Sostenía en el anterior artículo que las escuelas psicoterapéuticas deben desaparecer. Expuse una razón: los terapeutas elegimos una corriente no porque sea más eficaz, científica o potente sino porque coincide con nuestra cosmovisión e ideas preconcebidas de la naturaleza humana. Y la mantenemos no porque veamos que funciona sino porque nos permite explorar nuestra identidad cómoda y ampliamente, marcando los límites del territorio que nos atreveremos a indagar.
Esto concuerda con uno de los resultados más sorprendentes y enigmáticos de la investigación en eficacia: la capacidad de los terapeutas no va de la mano con sus años de formación. En otros términos, un terapeuta puede ser muy bueno con sólo dos o tres años y otro muy malo pese a diez años de estudio. Los cursos, talleres, seminarios, etc., que pueblan el mundo “psi” no mejoran per se la competencia de los interventores. Asimismo, éstos tienden a sobrevalorar su capacidad y a recordar selectivamente sólo los procesos terapéuticos exitosos.
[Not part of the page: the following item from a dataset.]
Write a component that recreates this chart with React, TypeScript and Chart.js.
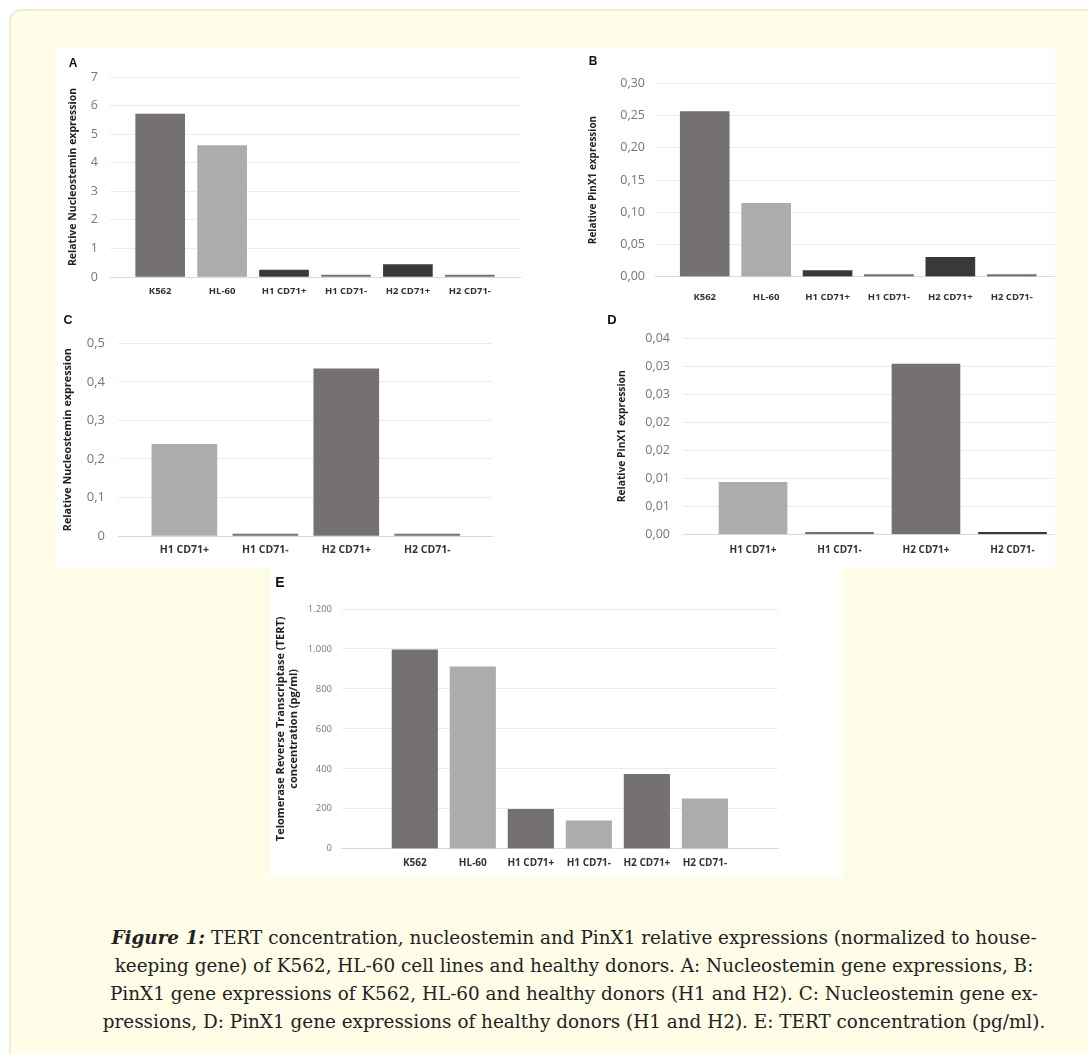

De modo que la defensa de las escuelas porque son “mejores”, “más científicas” o “más eficaces” cae en saco roto al constatar que no son ésas las razones por las que las defendemos en realidad.
La esperanza: el principio activo de toda psicoterapia eficaz
Pero hay más. En 1961, Jerome Frank publicó el que ya es un clásico en la historia de la psicoterapia: “Persuasion and Healing: a Comparative Study of Psychotherapy” (se puede descargar gratuitamente de aquí). Allí y en las sucesivas ediciones Frank sostiene que todas las psicoterapias comparten un trasfondo común. Las personas acuden a terapia desanimadas y con una serie de problemas, habitualmente depresión y ansiedad. Esto es, las personas vienen por la desmoralización causada por sus síntomas, no para aliviar los síntomas mismos. Por ende, Frank postula que la psicoterapia es eficaz porque trata directamente esta desmoralización y sólo indirectamente los síntomas que se originan en el supuesto trastorno subyacente. Y la trata porque la relación con el terapeuta está cargada de emociones y significado; el paciente se pone en sus manos y confía en que podrá ayudarlo, y el terapeuta le expone un mito que explica su malestar y una serie de rituales que propenden a eliminarlo. En suma, el principio activo de la terapia, dice Frank, es la esperanza. Y la esperanza, aunque más compatible con ciertas corrientes, no es exclusiva de ninguna de ellas; es un factor común.